PHOTO: RICARDO MORAES / REUTERS
Olympic Village features a multi-faith center with chaplains and prayer spaces representing Christianity, Islam, Hinduism, Buddhism and Judaism.
The Olympic Games bring people together across nations, faiths and backgrounds. Whether it was ever intended to be or not, the festive competition may just be the largest interfaith gathering in the world.
More than 10,000 athletes from over 200 countries will compete in the Rio 2016 Olympics, which is expected to draw millions of visitors from around the world. During its busiest periods, the Rio 2016 committee expects over 17,000 athletes and officials will be living in the Olympic village.
With such a turnout, the Olympic committee is preparing for a high demand on spiritual resources. To satisfy that need, Olympic and Paralympic Village feature a multi-faith center with chaplains and prayer spaces representing Christianity, Islam, Hinduism, Buddhism and Judaism.
“Our job is to provide athletes with a place where they can find comfort and spiritual peace, whatever their religion,” Father Leandro Lenin Tavares, a Rio de Janeiro priest coordinating the center, said in a statement. “We are a symbol of peace, brotherhood and the unity of peoples.”
The center opened its doors on July 24 and is operating from 7 a.m. to 10 p.m. through the end of the Paralympic Games in late September. Each of the religions has their own worship space able to hold roughly 50 people at any time, with different spaces available for Muslim men and women, who frequently pray separately.
Islam, Hinduism, Buddhism and Judaism are each represented by four chaplains, while four Roman Catholic chaplains and four Protestant chaplains are present to serve the needs of Christian athletes, according to the Rio 2016 website.
Catholic leaders will celebrate daily Masses, according to Catholic News Service, but the center will also host worship services of other faiths as well as one-on-one religious support.
Brazil’s Catholic majority has steadily declined over the last several decades, with a concurrent rise in Protestant worship. While Pentecostal churches are cropping up and evangelicals gaining political influence, other faiths, like the Afro-Brazilian traditions of Candomblé and Umbanda, spiritist movements, and Buddhism and Islam have also grown despite hostility from Christian groups.
Tavares said the five religions represented at the center were chosen based on the overall religious make-up of athletes competing, though the selection follows in the tradition of past Olympic games.

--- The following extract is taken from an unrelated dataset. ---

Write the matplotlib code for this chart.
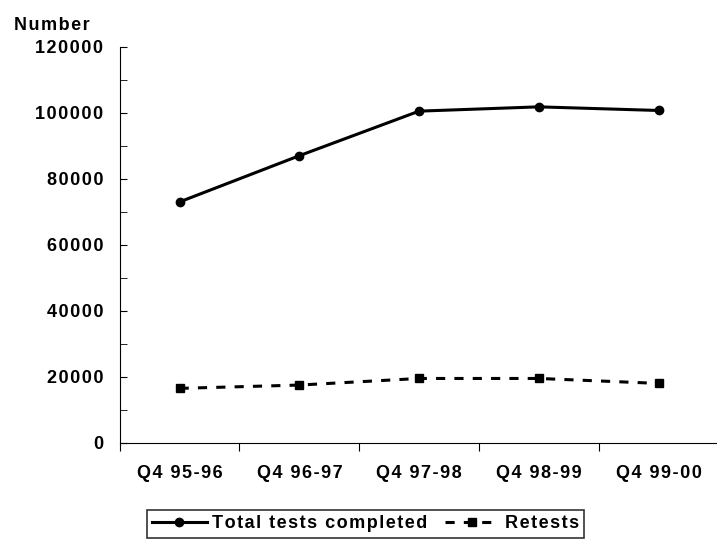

He added, however, that the center is able to “accept people from any religion, including spiritism and Afro-Brazilian religions such as Candomblé and Umbanda.”
“Religion and spirituality have always played a big role in the sports,” Carl Dambman, a Christian chaplain who served at the Sochi Olympics, told The Huffington Post in 2014.
Athletes come to the chaplains and worship spaces to pray for success, but also to mourn losses, celebrate victories, and receive support for any other concerns present in their lives at the moment, Tavares said. Dambman said he hadministered to competitors who have had deaths in their families, experienced injuries and who are grappling with depression.
For many religious athletes, their spiritual needs don’t get put on hold when they’re training and competing.
“We hope to offer this balance between the physical and the spiritual,” Rabbi Elia Haber, one of the Jewish chaplains at the multi-faith center, said in a statement. “It is really important for the athletes to work on that.”